La penultima sala è dedicata al “gruppo milanese” capeggiato da artisti come Enrico Baj e Lucio Fontana, che risultano particolarmente influenzati dagli autori francesi del “nouveau realisme”; ma non mancano interpreti meno noti ma altrettanto significativi come Antonio Fomez, che nelle sue tele evidenzia l’impatto dei prodotti di consumo e della pubblicità nell’immaginario collettivo, o Paolo Baratella, che nei suoi collage inserisce le icone mondiali di quegli anni come il “solito” Kennedy.

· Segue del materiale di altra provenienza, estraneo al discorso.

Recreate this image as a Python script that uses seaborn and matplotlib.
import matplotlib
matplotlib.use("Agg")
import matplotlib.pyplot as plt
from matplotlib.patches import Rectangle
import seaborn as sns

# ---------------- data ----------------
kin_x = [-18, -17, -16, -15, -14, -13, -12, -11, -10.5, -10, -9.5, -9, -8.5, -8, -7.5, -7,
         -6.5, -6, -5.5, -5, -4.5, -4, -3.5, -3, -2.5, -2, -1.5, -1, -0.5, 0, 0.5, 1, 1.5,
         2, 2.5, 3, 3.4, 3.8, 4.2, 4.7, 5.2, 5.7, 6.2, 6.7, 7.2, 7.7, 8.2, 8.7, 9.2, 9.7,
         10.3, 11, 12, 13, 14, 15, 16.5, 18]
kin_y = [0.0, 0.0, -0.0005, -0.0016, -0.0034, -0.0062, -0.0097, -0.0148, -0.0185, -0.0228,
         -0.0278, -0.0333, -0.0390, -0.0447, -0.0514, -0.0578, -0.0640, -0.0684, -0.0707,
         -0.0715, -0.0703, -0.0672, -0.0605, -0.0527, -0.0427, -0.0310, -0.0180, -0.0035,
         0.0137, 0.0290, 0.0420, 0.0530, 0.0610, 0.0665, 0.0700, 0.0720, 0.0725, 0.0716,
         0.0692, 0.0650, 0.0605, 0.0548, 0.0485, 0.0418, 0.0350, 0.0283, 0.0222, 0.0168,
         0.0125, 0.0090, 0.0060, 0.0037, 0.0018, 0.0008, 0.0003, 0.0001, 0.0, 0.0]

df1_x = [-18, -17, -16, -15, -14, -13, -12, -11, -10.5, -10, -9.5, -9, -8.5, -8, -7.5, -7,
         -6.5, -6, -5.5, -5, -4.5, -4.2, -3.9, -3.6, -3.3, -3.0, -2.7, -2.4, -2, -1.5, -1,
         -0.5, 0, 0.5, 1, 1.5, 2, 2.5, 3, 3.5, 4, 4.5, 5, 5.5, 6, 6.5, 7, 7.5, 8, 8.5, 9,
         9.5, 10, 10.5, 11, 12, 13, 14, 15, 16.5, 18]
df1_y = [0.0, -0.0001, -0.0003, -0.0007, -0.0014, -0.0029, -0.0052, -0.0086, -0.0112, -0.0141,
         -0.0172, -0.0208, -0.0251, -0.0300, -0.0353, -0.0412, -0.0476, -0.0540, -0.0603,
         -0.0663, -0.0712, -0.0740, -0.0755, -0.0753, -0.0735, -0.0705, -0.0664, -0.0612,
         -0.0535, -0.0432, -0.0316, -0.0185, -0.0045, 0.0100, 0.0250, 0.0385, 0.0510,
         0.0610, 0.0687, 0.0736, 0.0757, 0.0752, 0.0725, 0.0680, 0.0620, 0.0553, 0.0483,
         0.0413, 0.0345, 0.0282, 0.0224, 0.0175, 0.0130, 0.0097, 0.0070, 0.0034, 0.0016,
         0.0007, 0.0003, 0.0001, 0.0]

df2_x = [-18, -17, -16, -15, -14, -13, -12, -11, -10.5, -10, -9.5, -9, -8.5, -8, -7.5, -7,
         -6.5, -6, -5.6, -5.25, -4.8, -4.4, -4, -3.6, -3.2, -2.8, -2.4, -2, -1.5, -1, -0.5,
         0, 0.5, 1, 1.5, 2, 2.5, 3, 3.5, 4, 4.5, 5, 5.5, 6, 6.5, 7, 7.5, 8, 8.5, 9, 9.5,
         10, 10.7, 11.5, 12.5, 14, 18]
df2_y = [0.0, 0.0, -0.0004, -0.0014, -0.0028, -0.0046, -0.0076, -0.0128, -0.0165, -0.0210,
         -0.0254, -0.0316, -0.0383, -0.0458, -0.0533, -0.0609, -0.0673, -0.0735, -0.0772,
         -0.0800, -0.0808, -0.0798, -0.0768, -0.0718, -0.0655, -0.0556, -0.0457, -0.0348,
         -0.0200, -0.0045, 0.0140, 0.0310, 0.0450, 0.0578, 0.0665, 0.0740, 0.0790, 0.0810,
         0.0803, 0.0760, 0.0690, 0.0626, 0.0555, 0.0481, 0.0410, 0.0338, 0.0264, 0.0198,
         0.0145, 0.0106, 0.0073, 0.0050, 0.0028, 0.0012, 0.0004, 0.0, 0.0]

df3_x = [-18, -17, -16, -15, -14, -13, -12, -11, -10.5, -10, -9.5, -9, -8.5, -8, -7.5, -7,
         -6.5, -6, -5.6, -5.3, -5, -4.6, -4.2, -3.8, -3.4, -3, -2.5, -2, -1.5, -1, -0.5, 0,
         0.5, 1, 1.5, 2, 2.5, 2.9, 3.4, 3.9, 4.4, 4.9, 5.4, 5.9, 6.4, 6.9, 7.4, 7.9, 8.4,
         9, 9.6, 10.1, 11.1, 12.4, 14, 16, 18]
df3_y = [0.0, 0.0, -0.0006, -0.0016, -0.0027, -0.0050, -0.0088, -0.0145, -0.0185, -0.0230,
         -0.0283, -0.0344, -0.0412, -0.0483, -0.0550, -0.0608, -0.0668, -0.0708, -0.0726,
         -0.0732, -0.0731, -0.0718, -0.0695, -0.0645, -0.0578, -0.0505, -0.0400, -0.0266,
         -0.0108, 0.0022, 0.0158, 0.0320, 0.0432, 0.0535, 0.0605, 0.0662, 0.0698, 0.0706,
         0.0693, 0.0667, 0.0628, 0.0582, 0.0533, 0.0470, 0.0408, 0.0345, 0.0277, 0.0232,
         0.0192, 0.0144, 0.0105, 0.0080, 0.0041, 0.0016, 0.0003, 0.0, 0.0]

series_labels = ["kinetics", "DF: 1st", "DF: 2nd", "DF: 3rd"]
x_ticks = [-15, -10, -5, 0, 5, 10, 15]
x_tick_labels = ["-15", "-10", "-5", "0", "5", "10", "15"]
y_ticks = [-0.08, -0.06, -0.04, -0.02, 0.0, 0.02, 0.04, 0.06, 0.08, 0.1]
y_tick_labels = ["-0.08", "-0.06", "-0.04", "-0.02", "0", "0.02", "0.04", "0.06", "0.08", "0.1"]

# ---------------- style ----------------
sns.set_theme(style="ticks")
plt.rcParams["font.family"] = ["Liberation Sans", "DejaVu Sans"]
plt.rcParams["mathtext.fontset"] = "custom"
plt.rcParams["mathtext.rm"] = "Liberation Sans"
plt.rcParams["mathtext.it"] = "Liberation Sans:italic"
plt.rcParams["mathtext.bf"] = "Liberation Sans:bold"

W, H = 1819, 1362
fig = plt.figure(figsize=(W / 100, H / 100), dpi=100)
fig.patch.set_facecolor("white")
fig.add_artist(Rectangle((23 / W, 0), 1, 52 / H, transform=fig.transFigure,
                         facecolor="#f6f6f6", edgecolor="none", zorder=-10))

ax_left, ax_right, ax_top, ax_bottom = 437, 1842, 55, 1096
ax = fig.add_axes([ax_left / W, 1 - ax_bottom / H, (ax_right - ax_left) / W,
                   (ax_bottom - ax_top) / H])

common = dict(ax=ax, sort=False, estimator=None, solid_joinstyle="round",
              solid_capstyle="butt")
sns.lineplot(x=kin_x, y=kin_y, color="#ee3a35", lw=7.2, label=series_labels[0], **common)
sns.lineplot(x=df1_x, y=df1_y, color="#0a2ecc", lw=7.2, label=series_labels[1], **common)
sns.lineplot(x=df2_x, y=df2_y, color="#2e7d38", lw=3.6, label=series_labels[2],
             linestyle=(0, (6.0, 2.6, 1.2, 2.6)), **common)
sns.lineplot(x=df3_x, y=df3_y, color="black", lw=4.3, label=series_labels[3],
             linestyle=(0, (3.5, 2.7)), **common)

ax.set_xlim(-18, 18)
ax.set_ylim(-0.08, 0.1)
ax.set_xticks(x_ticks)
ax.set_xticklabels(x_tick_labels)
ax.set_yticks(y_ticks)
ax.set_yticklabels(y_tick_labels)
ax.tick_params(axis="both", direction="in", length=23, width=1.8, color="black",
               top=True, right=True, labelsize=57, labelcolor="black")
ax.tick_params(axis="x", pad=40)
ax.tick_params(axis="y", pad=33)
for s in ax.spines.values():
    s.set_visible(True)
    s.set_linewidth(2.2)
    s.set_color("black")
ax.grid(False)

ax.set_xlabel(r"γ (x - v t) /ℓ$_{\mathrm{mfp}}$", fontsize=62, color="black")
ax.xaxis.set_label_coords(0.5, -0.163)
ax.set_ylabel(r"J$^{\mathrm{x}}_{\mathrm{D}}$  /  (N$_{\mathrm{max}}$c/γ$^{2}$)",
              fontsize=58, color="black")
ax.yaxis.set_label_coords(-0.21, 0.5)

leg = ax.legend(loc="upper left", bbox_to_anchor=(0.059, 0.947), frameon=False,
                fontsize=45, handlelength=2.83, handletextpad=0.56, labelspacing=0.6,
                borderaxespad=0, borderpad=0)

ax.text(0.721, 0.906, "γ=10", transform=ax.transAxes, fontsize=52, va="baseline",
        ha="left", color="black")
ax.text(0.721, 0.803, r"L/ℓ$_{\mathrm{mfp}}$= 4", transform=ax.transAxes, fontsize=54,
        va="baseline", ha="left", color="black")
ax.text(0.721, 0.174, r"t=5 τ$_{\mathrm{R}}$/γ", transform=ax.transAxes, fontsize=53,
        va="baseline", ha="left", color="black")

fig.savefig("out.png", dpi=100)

Da un capo all’altro dell’Italia nel segno di un’arte nuova: l’ultima sala è dedicata alla vivacissima scena culturale della Palermo degli anni Sessanta, città allora preda di forti problemi sociali ma capace di vivere una intensa stagione artistica. Lo dimostrano l’organizzazione di un convegno che sancisce la nascita del Gruppo 63, la punta più avanzata della ricerca poetica in Italia, la pubblicazione della rivista “Collage” e la realizzazione in due edizioni della mostra “Revort” che riunisce nel capoluogo siciliano i principali rappresentanti della pop art nazionale e non solo.

Spiccano in questa sala le vernici di Antonino Titone, che pongono in evidenza oggetti della più banale quotidianità e addirittura di abbigliamento intimo femminile, e i collage su tela di Roberto Malquori e Remo Gordigiani, veri e propri “mosaici” di cronaca recente in cui gli artisti inseriscono “ritagli” di riviste e quotidiani, con volti di personaggi della politica dello sport della musica del costume.

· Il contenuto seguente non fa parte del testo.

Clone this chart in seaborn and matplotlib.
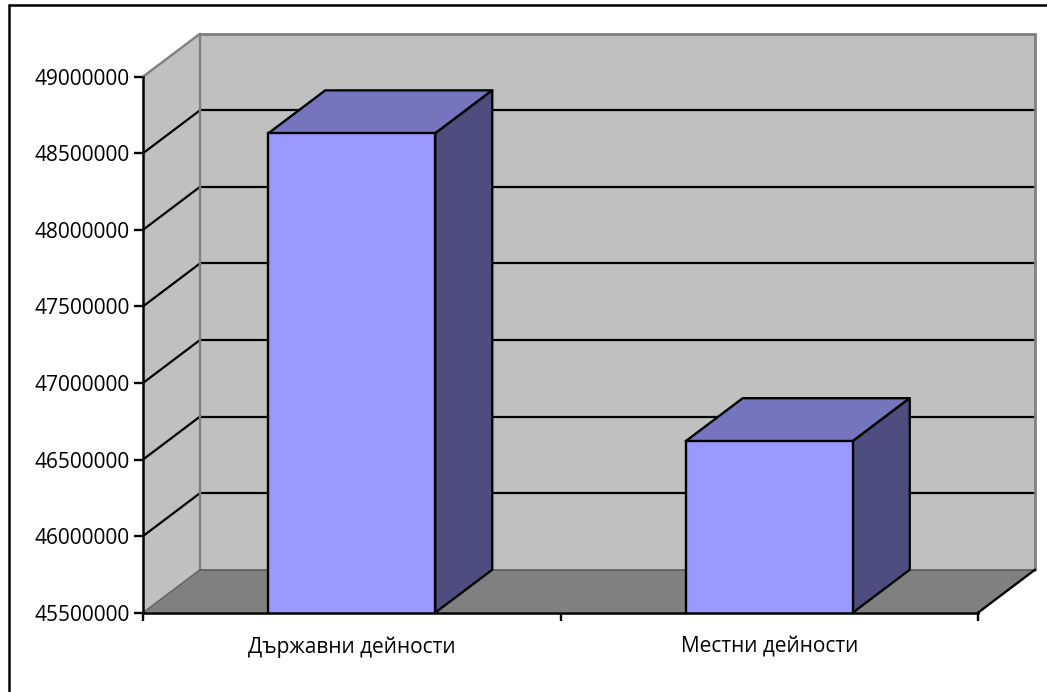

Chiudono il percorso espositivo due opere di artisti internazionali, “Flowers” di Andy Warhol e “Swingeing London” di Richard Hamilton: due testimonianze che confermano l’avvenuta evoluzione e maturazione della pop art e che con i loro colori vivaci e il loro stile fotografico aprono agli scenari “psichedelici” dei successivi anni Settanta.

La mostra resterà visibile al pubblico negli spazi espositivi di Palazzo Buontalenti fino al prossimo 14 luglio.